* _SHORT TASK_
Starting with the line that contains "Write a LaTeX" and stopping after the line that contains "width=6.28cm,minimum height=1.2cm] (kumpul)", output every line exactly as it stands.

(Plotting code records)
## start
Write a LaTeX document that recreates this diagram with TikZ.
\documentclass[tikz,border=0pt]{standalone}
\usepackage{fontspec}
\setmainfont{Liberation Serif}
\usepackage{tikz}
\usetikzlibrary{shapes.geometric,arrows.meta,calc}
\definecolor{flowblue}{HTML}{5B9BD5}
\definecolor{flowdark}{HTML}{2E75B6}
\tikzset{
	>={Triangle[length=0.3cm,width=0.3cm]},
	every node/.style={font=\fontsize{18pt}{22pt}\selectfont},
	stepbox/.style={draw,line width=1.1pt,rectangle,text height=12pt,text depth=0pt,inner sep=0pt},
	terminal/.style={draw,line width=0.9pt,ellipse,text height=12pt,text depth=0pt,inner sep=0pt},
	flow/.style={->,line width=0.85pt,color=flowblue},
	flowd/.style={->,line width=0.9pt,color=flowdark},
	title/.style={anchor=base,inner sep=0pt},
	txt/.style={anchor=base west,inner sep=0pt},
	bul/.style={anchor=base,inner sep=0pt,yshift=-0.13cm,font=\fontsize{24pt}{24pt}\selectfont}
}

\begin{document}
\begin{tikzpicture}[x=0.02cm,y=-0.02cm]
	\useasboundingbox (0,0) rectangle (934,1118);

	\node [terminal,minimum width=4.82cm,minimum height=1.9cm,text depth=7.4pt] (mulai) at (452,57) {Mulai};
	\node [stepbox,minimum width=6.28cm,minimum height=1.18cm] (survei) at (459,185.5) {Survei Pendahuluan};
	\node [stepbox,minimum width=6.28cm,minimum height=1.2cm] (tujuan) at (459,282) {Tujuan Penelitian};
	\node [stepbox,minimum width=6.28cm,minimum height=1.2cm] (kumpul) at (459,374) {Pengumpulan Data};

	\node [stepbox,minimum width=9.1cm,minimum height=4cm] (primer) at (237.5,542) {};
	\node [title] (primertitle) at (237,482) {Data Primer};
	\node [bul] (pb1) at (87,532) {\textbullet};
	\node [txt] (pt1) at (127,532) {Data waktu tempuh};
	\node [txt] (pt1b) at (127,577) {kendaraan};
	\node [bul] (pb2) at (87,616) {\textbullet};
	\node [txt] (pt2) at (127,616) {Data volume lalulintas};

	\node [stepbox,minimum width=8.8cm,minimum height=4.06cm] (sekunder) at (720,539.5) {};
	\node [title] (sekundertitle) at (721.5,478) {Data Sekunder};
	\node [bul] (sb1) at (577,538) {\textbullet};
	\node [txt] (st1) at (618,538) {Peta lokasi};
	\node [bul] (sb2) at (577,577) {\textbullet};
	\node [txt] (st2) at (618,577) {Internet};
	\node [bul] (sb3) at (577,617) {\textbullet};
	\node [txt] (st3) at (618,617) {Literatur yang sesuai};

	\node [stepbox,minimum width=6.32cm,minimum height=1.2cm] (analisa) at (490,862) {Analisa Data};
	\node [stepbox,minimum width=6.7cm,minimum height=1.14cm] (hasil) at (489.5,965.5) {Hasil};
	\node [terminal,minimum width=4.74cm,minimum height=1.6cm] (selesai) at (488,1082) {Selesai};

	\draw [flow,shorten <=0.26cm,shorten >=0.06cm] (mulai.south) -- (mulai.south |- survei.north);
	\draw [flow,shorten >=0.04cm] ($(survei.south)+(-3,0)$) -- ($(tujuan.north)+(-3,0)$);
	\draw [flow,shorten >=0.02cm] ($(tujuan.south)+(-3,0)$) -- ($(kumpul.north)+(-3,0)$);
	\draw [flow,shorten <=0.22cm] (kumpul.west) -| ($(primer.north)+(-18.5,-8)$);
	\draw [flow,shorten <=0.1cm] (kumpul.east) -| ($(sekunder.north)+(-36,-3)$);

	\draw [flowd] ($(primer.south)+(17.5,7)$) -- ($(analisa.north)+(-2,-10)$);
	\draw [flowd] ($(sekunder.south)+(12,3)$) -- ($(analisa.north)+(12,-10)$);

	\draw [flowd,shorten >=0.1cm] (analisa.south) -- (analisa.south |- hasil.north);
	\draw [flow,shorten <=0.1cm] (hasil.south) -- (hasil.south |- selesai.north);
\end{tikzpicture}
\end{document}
## end
## start
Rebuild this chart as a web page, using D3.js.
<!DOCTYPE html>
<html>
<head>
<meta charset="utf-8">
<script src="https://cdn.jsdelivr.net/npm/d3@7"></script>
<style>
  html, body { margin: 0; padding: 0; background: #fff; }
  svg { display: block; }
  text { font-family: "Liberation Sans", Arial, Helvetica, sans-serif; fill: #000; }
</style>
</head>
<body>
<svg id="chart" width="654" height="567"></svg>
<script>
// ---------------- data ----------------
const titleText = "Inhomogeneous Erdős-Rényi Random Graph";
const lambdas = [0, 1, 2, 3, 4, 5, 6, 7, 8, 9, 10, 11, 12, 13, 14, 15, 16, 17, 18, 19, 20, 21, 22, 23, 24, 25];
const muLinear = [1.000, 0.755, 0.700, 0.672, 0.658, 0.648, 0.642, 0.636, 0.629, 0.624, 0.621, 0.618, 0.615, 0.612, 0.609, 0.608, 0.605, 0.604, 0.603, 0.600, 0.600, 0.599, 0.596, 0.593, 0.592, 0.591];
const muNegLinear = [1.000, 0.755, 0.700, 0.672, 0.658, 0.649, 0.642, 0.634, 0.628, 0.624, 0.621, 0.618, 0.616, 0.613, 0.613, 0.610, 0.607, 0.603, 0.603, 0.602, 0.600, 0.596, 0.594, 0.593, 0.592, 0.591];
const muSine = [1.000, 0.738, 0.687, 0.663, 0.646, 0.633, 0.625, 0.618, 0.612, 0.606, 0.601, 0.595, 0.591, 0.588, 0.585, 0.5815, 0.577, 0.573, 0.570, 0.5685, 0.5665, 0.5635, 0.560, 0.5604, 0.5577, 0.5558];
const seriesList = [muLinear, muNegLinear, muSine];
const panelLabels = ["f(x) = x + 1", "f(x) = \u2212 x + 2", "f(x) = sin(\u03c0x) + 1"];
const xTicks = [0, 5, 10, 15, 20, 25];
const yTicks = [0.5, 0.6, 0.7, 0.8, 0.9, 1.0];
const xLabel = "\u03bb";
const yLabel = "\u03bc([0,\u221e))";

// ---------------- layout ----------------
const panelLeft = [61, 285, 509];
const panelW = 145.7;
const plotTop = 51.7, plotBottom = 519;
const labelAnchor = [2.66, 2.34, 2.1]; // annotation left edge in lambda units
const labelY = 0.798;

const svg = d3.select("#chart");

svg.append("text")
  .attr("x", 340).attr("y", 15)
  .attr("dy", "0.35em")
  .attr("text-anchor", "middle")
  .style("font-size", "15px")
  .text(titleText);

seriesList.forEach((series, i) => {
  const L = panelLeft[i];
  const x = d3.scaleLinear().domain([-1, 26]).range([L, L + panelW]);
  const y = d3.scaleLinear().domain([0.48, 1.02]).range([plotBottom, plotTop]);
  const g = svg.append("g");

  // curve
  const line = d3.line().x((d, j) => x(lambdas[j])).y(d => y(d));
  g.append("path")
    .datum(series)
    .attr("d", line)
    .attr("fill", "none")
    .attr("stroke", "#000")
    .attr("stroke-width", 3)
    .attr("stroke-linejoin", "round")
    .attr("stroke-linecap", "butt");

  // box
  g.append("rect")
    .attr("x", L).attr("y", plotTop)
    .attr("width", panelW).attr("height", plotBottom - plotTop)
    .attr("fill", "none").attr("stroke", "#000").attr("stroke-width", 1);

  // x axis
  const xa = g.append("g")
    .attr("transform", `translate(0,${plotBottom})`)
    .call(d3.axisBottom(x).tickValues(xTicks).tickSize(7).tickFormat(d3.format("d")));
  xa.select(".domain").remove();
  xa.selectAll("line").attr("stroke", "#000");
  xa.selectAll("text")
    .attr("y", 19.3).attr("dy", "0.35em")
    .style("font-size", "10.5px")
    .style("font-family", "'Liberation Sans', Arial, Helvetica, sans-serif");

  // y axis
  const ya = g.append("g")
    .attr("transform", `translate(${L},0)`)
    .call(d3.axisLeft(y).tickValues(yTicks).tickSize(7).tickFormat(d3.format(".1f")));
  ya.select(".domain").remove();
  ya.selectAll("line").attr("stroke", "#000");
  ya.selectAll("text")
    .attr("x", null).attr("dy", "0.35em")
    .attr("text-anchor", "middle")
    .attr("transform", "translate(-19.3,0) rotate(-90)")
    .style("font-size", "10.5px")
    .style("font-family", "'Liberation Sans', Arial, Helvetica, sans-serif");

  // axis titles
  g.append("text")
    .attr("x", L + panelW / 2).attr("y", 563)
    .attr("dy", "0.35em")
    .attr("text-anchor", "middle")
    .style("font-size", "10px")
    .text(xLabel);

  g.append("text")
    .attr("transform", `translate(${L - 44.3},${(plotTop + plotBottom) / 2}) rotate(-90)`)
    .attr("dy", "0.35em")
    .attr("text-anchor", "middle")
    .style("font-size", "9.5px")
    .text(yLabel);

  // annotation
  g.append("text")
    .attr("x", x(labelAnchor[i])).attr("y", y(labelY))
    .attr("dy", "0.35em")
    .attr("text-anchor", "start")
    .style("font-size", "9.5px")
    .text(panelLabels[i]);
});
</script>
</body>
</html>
## end
* _ANSWER TO THE PROBLEM_
Write a LaTeX document that recreates this diagram with TikZ.
\documentclass[tikz,border=0pt]{standalone}
\usepackage{fontspec}
\setmainfont{Liberation Serif}
\usepackage{tikz}
\usetikzlibrary{shapes.geometric,arrows.meta,calc}
\definecolor{flowblue}{HTML}{5B9BD5}
\definecolor{flowdark}{HTML}{2E75B6}
\tikzset{
	>={Triangle[length=0.3cm,width=0.3cm]},
	every node/.style={font=\fontsize{18pt}{22pt}\selectfont},
	stepbox/.style={draw,line width=1.1pt,rectangle,text height=12pt,text depth=0pt,inner sep=0pt},
	terminal/.style={draw,line width=0.9pt,ellipse,text height=12pt,text depth=0pt,inner sep=0pt},
	flow/.style={->,line width=0.85pt,color=flowblue},
	flowd/.style={->,line width=0.9pt,color=flowdark},
	title/.style={anchor=base,inner sep=0pt},
	txt/.style={anchor=base west,inner sep=0pt},
	bul/.style={anchor=base,inner sep=0pt,yshift=-0.13cm,font=\fontsize{24pt}{24pt}\selectfont}
}

\begin{document}
\begin{tikzpicture}[x=0.02cm,y=-0.02cm]
	\useasboundingbox (0,0) rectangle (934,1118);

	\node [terminal,minimum width=4.82cm,minimum height=1.9cm,text depth=7.4pt] (mulai) at (452,57) {Mulai};
	\node [stepbox,minimum width=6.28cm,minimum height=1.18cm] (survei) at (459,185.5) {Survei Pendahuluan};
	\node [stepbox,minimum width=6.28cm,minimum height=1.2cm] (tujuan) at (459,282) {Tujuan Penelitian};
	\node [stepbox,minimum width=6.28cm,minimum height=1.2cm] (kumpul) at (459,374) {Pengumpulan Data};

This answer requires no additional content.